Les principaux acteurs capables d’effectuer une évaluation foncière d’une ferme sont la SAFER, certains conseillers et conseillères des chambres d’agriculture ou de centres de gestion ou des experts privés comme certaines agences immobilières, des notaires ayant une activité spécifique agricole ou des experts fonciers dont le métier est de déterminer le prix d’une ferme. Il est d’ailleurs possible de trouver la liste officielle des experts fonciers et agricoles sur le site suivant : https://cnefaf.fr/trouver-un-expert-liste-officielle/.

Pour ce qui concerne l’évaluation du reste de l’exploitation : cheptel, matériel, équipement ou plus généralement les parts sociales d’entreprises agricoles qui contiennent également une part d’actifs immatériels ou des outils industriels (transformation par exemple), ce ne sont pas forcément les mêmes acteurs que sur le foncier qui vont rentrer en jeu : des conseillers de la chambre d’agriculture ou des négociants peuvent vous aider à les valoriser, CerFrance peut également jouer ce rôle.

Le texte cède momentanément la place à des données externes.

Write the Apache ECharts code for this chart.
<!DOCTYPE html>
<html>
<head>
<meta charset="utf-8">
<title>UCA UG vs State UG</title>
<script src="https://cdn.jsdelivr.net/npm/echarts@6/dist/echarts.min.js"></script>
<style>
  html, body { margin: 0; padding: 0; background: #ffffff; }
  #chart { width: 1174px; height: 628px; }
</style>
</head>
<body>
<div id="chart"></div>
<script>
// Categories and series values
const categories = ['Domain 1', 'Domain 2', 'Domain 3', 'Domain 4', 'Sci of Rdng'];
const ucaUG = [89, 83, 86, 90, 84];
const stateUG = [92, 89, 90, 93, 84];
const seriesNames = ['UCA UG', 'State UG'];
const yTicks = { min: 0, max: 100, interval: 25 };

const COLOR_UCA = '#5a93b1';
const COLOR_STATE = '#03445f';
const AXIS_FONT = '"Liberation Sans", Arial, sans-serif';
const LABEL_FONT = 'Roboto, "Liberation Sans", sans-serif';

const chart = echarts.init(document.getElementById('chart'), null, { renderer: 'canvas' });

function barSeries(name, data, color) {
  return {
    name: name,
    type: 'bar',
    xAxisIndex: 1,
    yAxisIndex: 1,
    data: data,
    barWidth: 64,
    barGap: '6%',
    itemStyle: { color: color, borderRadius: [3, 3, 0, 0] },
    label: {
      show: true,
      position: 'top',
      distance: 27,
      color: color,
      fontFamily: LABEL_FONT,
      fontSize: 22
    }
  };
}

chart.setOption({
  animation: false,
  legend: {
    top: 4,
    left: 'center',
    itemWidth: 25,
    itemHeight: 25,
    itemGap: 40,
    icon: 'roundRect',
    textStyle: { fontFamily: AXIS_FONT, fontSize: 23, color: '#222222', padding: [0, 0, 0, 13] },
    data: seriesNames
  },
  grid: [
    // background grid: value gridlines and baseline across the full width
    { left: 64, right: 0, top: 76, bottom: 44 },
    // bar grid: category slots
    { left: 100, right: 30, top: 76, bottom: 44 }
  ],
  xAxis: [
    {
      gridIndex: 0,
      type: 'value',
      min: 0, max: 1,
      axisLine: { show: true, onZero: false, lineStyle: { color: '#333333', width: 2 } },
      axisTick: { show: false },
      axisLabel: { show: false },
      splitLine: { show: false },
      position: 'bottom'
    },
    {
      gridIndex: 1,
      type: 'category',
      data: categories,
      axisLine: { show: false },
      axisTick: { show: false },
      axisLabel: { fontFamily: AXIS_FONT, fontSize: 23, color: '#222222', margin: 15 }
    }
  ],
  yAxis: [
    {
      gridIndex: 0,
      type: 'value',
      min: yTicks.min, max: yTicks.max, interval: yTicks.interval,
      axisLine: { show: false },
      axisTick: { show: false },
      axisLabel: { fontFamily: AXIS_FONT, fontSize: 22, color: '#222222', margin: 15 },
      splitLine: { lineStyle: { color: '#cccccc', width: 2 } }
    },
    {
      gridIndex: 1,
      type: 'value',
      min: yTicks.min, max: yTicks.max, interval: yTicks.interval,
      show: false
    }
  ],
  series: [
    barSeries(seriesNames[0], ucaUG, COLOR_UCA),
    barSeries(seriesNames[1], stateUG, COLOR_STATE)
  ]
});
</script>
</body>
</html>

Il existe également des observatoires des prix permettant de déterminer le bon prix des matériels, équipements et cheptels comme le proposent agriaffaires ou terre-net-occasions. D’autres sites de vente de matériel d’occasion permettent de se faire une bonne idée de la valeur du matériel comme Mascus ou Europe-agri.

Photos de ferme

5. Quelle est la durée de validité de cette estimation ?

Il est communément admis que l’estimation est valide entre 1 et 2 ans dans la mesure où la valeur du foncier n’augmente ou ne baisse en général pas de manière très rapide et que l’usure des bâtiments est également relativement lente. Dans tous les cas une évaluation n’est qu’une indication du prix potentiellement acceptable pour un repreneur mais elle est toujours un peu subjective et souvent ouverte à la négociation. Elle permet toutefois d’avoir un point d’ancrage indépendant auquel se fier.